In Spring rebirth is all around us in nature. I particularly like the work of these two designers who are inspired to give a second life to materials.
Maracin Rusak, whilst studying at the Royal College of Art, began experimenting with different ways of preserving the waste he saw at London’s flower market. The decaying leaves and flowers are encapsulated in resin appearing like fossils appearing from the depths of the resin, reminiscent of a Dutch flower painting. The resin is then used in a veriety of pieces of furniture and lighting.
He is interested in the ephemeral, the idea of value, the idea of things not being permanent. It shouldn’t then come as a surprise that the flowers and leaves will slowly decompose. Over time the flowers and leaves decompose becoming silvery, but leave the form of the flower trapped in the resin with voids of light around them. He hopes that in the way that brass or leather ages, we appreciate if for what it is, his pieces of work will be enjoyed as it changes over time.
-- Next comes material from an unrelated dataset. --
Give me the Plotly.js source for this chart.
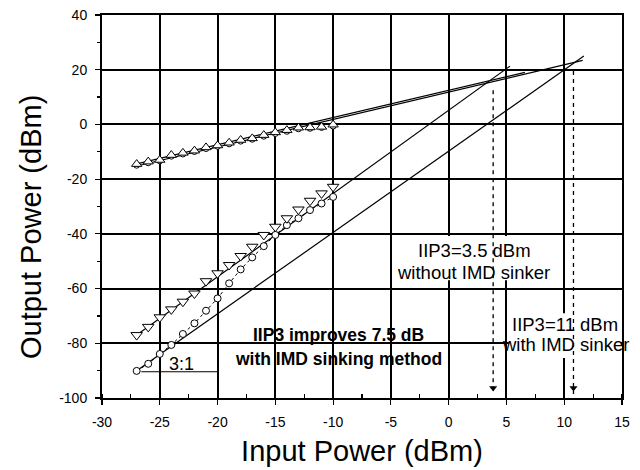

Sophie Rowley took common waste materials, such as denim, paper, Styrofoam and glass and has given them a second life by using them in furniture or building materials. The Bahia stool, shown above, is made from repurposed denim. It is made out of denim offcuts from Diesels denim production. The disgards are draped over the mould and the layers are adhesed together in bioresin. Once dry it is carved to create a flat surface. Her belief is that in the face of urban waste growing faster than the rate of urbanisation we will need to forget the difference between waste and resource and our trash will have to become a starting point for something new.